The krill business is not for the faint of heart, Johansen said. Nor for those who have insufficient capital.

“You need patience and have endurance and have success. Our new vessel is a $130 million investment. It will have lower CO2 emissions; it will have all of those sustainability elements to it,”​ he said.

New efficacy study

In addition to the processing and harvesting side of the coin, Johansen said Aker has invested heavily in efficacy studies as well. The latest is a trial which is ongoing with 400 US Army Rangers, to measure various parameters that go into what Johansen termed ‘warfighter performance.’  That will include looking at how krill oil supplementation can improve measures of sleep, stress and anxiety.

“The data from that trial will be coming in early in 2019 and then it will take some time to get it published. I think that will be huge for the omega-3s category, and it will be a value proposition for a younger target group of consumers,” ​Johansen said.

“If you have a group of individuals who are already the strongest, the smartest and the toughest and they are taking krill oil to be more than they are, then that is a good place to start,”​ he said.

Sustainability investments

Aker has also invested in proving its commitment to the sustainable harvest of krill, which forms the bast of the Antarctic food web.
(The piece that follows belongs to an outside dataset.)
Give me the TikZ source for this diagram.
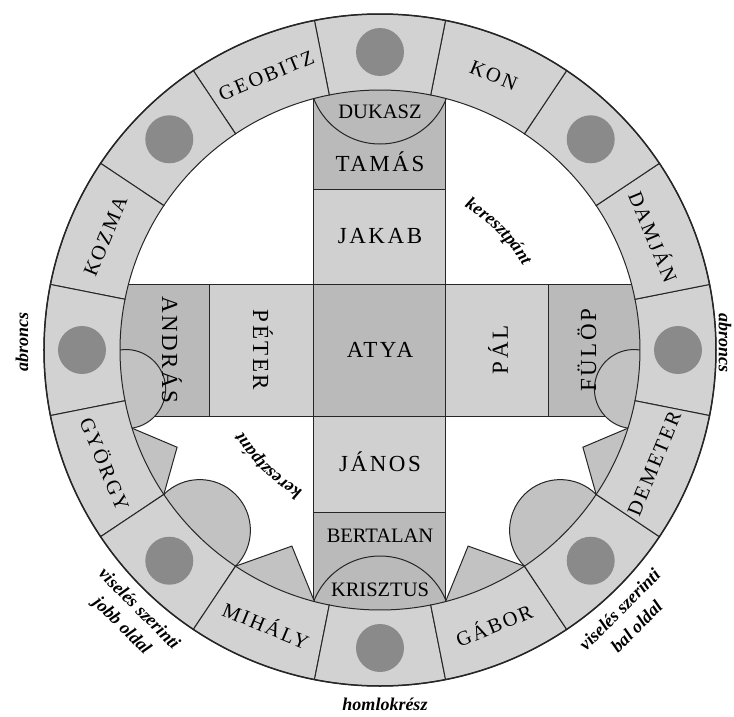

The company has installed updated suites of scientific instruments to equip on its board labs. In the past, the company has devoted a week’s worth of ship time annually so that researchers can monitor the health of the krill populations.

Last year, the company entered into a milestone agreement with Greenpeace. In it, Aker will voluntarily avoid harvesting krill near penguin colonies to avoid stressing the animals.
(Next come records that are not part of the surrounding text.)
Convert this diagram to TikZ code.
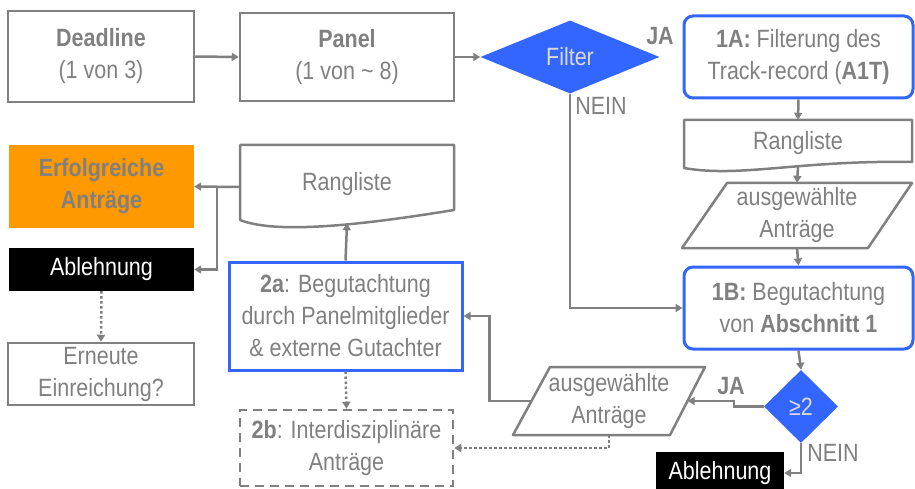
\documentclass[tikz,border=0pt]{standalone}
\usepackage{fontspec}
\setmainfont{Liberation Sans}[FakeStretch=0.86]
\usetikzlibrary{arrows.meta,shapes.geometric}
\definecolor{gr}{HTML}{808080}
\definecolor{bl}{HTML}{3366FF}
\definecolor{orng}{HTML}{FF9900}
\definecolor{lt}{HTML}{D9D9D9}
\begin{document}
\begin{tikzpicture}[x=1pt,y=-1pt,
  font=\fontsize{25}{32}\selectfont,
  base/.style={align=center, inner sep=0pt, text=gr},
  gbox/.style={base, draw=gr, line width=2.5pt},
  bbox/.style={base, draw=bl, line width=3pt},
  rbox/.style={bbox, rounded corners=9pt},
  dec/.style={base, diamond, fill=bl, text=lt},
  blk/.style={base, fill=black, text=white},
  txt/.style={base},
  outl/.style={draw=gr, line width=2.5pt, line join=round},
  conn/.style={draw=gr, line width=2.5pt, -{Triangle[length=7pt,width=8pt]}},
  dotc/.style={conn, dash pattern=on 2.5pt off 2.5pt}]
\useasboundingbox (0,0) rectangle (915,489);

% shapes drawn directly (outlines)
\draw[outl] (684,168) -- (684,120) -- (912,120) -- (912,162) .. controls (800,160) and (740,178) .. cycle;
\draw[outl] (240,220) -- (240,145) -- (454,145) -- (454,210) .. controls (380,222) and (280,236) .. cycle;
\draw[outl] (682,248) -- (727,183) -- (912,183) -- (868,248) -- cycle;
\draw[outl] (513,435) -- (550,367) -- (705,367) -- (670,435) -- cycle;

% nodes
\node[gbox, minimum width=186pt, minimum height=91pt] (dl) at (101,56.5) {\textbf{Deadline}\\(1 von 3)};
\node[gbox, minimum width=214pt, minimum height=88pt] (pan) at (347,57) {\textbf{Panel}\\(1 von \textasciitilde{} 8)};
\node[dec, minimum width=179pt, minimum height=73pt] (flt) at (570,57) {Filter};
\node[txt, font=\fontsize{25}{32}\selectfont\bfseries] (ja1) at (660,36) {JA};
\node[txt] (nein1) at (601,106) {NEIN};
\node[rbox, minimum width=229pt, minimum height=82pt] (a1) at (798.5,57) {\textbf{1A:} Filterung des\\Track-record (\textbf{A1T)}};
\node[txt, minimum width=229pt, minimum height=47pt] (rlr) at (798,143.5) {Rangliste};
\node[txt, minimum width=230pt, minimum height=65pt] (parar) at (797,215.5) {ausgewählte\\Anträge};
\node[rbox, minimum width=229pt, minimum height=82pt] (b1) at (798.5,308) {\textbf{1B:} Begutachtung\\von \textbf{Abschnitt 1}};
\node[dec, minimum width=74pt, minimum height=73pt] (ge) at (801,406.5) {≥2};
\node[txt, font=\fontsize{25}{32}\selectfont\bfseries] (ja2) at (731,386) {JA};
\node[txt] (nein2) at (833,453) {NEIN};
\node[blk, minimum width=128pt, minimum height=42pt] (ablr) at (720,473) {Ablehnung};
\node[txt, minimum width=192pt, minimum height=68pt] (pm) at (609,401) {ausgewählte\\Anträge};
\node[bbox, minimum width=233pt, minimum height=108pt] (a2) at (345.5,316) {\textbf{2a}: Begutachtung\\durch Panelmitglieder\\\& externe Gutachter};
\node[gbox, dash pattern=on 9pt off 6pt, minimum width=213pt, minimum height=76pt] (b2) at (346.5,448) {\textbf{2b}: Interdisziplinäre\\Anträge};
\node[txt, minimum width=214pt, minimum height=78pt] (rll) at (347,184) {Rangliste};
\node[base, fill=orng, minimum width=185pt, minimum height=83pt, font=\fontsize{25}{32}\selectfont\bfseries] (erf) at (101.5,186.5) {Erfolgreiche\\Anträge};
\node[blk, minimum width=185pt, minimum height=43pt] (abll) at (101.5,269.5) {Ablehnung};
\node[gbox, minimum width=186pt, minimum height=62pt] (ern) at (101,374) {Erneute\\Einreichung?};

% connectors
\draw[conn] (dl.east) -- (pan.west);
\draw[conn] (pan.east) -- (flt.west);
\draw[conn] (flt.south) |- (b1.west);
\draw[conn] (a1.south) -- (rlr.north);
\draw[conn] (rlr.south) -- (parar.north);
\draw[conn] (parar.south) -- (b1.north);
\draw[conn] (b1.south) -- (ge.north);
\draw[conn] (ge.west) -- ++(-30,0) |- ([xshift=-17.5pt]pm.east);
\draw[conn] (ge.south) |- (ablr.east);
\draw[conn] ([xshift=18.5pt]pm.west) -- ++(-42,0) |- (a2.east);
\draw[dotc] (pm.south) |- (b2.east);
\draw[conn] (a2.north) -- (rll.south);
\draw[conn] ([yshift=-3pt]rll.west) -- (erf.east);
\draw[conn] ([yshift=-3pt,xshift=-23pt]rll.west) |- (abll.east);
\draw[dotc] (abll.south) -- (ern.north);
\draw[dotc] (a2.south) -- (b2.north);
\end{tikzpicture}
\end{document}
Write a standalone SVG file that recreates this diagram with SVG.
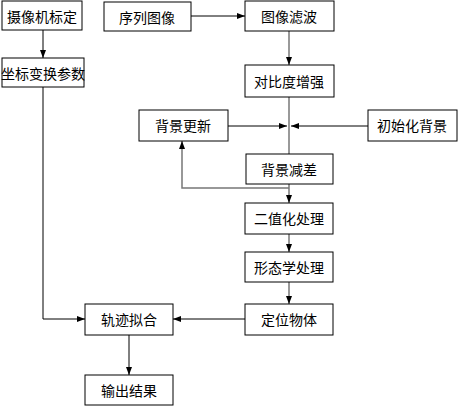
<svg xmlns="http://www.w3.org/2000/svg" width="464" height="418" viewBox="0 0 464 418">
<style>
.box{fill:#fff;stroke:#000;stroke-width:1}
.t{font-family:"Noto Sans CJK SC","Liberation Sans",sans-serif;font-size:14px;fill:#000;text-anchor:middle;dominant-baseline:central}
.c{fill:none;stroke:#000;stroke-width:1}
.g{fill:none;stroke:#777;stroke-width:1.5}
</style>
<defs>
<marker id="a" viewBox="0 0 8 6" refX="8" refY="3" markerWidth="8" markerHeight="6" markerUnits="userSpaceOnUse" orient="auto">
<path d="M0,0 L8,3 L0,6 Z" fill="#000"/>
</marker>
</defs>
<rect width="464" height="418" fill="#fff"/>
<g id="connectors">
<path class="c" d="M43,30 V58" marker-end="url(#a)"/>
<path class="c" d="M191,16 H245" marker-end="url(#a)"/>
<path class="g" d="M289,31 V65" marker-end="url(#a)"/>
<path class="g" d="M289,97 V154"/>
<path class="c" d="M228,126 H287" marker-end="url(#a)"/>
<path class="c" d="M368,126 H291" marker-end="url(#a)"/>
<path class="g" d="M289,184 V203" marker-end="url(#a)"/>
<path class="g" d="M289,188 H182 V141" marker-end="url(#a)"/>
<path class="g" d="M289,234 V252" marker-end="url(#a)"/>
<path class="g" d="M289,282 V304" marker-end="url(#a)"/>
<path class="c" d="M245,319 H173" marker-end="url(#a)"/>
<path class="c" d="M43,87 V319 H85" marker-end="url(#a)"/>
<path class="c" d="M129,335 V375" marker-end="url(#a)"/>
</g>
<g id="n1"><rect class="box" x="2" y="1" width="80" height="29"/><text class="t" x="42" y="16">摄像机标定</text></g>
<g id="n2"><rect class="box" x="2" y="58" width="82" height="29"/><text class="t" x="43" y="73">坐标变换参数</text></g>
<g id="n3"><rect class="box" x="104" y="2" width="87" height="29"/><text class="t" x="147" y="17">序列图像</text></g>
<g id="n4"><rect class="box" x="245" y="1" width="89" height="30"/><text class="t" x="289" y="16">图像滤波</text></g>
<g id="n5"><rect class="box" x="245" y="65" width="89" height="32"/><text class="t" x="289" y="81">对比度增强</text></g>
<g id="n6"><rect class="box" x="139" y="110" width="89" height="31"/><text class="t" x="183" y="125">背景更新</text></g>
<g id="n7"><rect class="box" x="368" y="110" width="89" height="31"/><text class="t" x="412" y="125">初始化背景</text></g>
<g id="n8"><rect class="box" x="246" y="154" width="87" height="30"/><text class="t" x="289" y="169">背景减差</text></g>
<g id="n9"><rect class="box" x="245" y="203" width="88" height="31"/><text class="t" x="289" y="218">二值化处理</text></g>
<g id="n10"><rect class="box" x="245" y="252" width="88" height="30"/><text class="t" x="289" y="267">形态学处理</text></g>
<g id="n11"><rect class="box" x="245" y="304" width="88" height="31"/><text class="t" x="289" y="319">定位物体</text></g>
<g id="n12"><rect class="box" x="85" y="304" width="88" height="31"/><text class="t" x="129" y="319">轨迹拟合</text></g>
<g id="n13"><rect class="box" x="85" y="375" width="88" height="30"/><text class="t" x="129" y="390">输出结果</text></g>
</svg>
And in the coming year, Johansen said Aker will donate a significantly greater amount of ship time so that the first comprehensive population survey of Antarctic krill can be carried out. While the harvesting limits set by the international body CCAMLR (Convention for the Conservation of Antarctic Marine Living Resources) are highly conservative, they are based on baseline data that is more that is more than a decade old. 

“The last time a survey like this was done was in 2000. In 2019 our ship time for science will be much more than a week. It will be more like a couple of months,” ​he said.
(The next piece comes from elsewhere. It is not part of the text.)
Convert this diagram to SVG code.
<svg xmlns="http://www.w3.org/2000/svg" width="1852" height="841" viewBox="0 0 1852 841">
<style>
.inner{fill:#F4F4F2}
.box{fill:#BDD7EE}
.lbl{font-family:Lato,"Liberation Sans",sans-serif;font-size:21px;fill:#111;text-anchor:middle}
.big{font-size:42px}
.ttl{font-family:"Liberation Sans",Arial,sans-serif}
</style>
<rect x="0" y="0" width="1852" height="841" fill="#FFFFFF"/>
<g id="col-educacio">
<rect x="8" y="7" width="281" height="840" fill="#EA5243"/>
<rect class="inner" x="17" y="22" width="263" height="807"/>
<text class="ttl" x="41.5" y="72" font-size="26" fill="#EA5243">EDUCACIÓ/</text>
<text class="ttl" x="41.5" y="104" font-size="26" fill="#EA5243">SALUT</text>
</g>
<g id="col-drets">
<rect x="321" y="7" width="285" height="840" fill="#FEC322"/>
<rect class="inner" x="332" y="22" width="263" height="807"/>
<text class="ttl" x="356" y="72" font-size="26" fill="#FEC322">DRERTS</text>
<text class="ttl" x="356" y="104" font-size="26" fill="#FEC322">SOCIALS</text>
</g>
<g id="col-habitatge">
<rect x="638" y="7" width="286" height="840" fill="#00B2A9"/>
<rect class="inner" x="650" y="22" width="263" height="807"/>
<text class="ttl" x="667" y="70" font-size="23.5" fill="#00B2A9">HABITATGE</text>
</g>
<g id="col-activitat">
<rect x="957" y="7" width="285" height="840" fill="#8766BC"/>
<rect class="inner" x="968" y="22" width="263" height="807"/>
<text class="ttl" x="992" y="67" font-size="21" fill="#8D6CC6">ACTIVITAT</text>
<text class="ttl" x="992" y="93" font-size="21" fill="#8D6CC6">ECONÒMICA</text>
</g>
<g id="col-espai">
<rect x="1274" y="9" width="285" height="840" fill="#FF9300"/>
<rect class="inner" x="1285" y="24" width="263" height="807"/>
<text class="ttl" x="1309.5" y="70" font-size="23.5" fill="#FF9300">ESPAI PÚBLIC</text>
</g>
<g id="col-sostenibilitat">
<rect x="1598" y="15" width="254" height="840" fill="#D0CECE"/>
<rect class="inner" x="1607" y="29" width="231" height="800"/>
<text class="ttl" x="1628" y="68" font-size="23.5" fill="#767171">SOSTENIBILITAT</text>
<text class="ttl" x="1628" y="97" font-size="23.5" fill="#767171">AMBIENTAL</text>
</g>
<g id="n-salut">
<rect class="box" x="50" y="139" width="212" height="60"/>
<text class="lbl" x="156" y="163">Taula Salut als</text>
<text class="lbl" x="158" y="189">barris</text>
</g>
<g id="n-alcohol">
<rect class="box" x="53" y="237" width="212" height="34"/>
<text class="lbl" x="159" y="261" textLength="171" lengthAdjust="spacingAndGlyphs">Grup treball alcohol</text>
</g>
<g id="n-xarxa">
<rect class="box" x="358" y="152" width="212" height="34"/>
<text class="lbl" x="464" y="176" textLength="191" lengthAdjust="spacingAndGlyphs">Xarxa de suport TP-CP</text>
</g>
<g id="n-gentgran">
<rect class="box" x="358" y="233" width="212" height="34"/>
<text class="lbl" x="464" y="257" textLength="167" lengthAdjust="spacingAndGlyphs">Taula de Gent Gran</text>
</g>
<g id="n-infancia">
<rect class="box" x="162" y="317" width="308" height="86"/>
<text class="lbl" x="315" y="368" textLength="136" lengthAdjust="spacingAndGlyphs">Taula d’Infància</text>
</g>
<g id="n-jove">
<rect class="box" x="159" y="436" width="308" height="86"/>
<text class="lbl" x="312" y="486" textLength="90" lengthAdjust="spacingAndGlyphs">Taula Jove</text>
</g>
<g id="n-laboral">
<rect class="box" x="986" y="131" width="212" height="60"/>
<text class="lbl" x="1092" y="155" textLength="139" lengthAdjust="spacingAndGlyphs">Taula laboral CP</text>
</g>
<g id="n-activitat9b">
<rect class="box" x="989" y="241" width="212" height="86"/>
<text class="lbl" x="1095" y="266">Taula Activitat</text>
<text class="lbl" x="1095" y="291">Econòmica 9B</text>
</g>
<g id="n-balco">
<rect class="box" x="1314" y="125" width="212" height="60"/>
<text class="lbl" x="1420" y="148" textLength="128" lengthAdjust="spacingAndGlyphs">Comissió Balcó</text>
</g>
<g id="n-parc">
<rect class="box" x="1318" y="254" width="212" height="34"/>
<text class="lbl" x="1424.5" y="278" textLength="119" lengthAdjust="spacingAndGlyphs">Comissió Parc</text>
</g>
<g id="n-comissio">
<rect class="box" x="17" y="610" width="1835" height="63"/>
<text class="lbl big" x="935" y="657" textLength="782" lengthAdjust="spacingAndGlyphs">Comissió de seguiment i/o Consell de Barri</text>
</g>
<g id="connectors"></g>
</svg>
“We have also developed a sail drone that is powered by the wind and by solar panels. It will operate autonomously, and will scan ocean temperatures and collect biomass data and continuously feed that back. We have tested that in the waters off of Norway and in 2019 it will deployed in the Antarctic,”​ Johansen said.

Future projects

Johansen said Aker’s background in oilfield services (the company has a division involved in offshore oil development in the North Sea) has stood it in good stead in the processing of lipid ingredients for human consumption.

“We are expanding our facility in Houston to increase capacity, but we also have started a big project around data analytics. We are trying to build up a model for machine learning to optimize our processes using AI,”​ he said.

“It will recognize patterns of when things are about to go wrong. They have used similar things in the oil and gas industry to try to prevent things going wrong on the rigs,”​ Johansen said.

In addition, the company is investing in product development in using krill oil as a carrier and absorption enhancer for other ingredients, including CoQ10, Johansen said.

“Now that we have achieved sufficient scale, we can start to innovate sideways. And as we get bigger, we are going to invest more,”​ he said.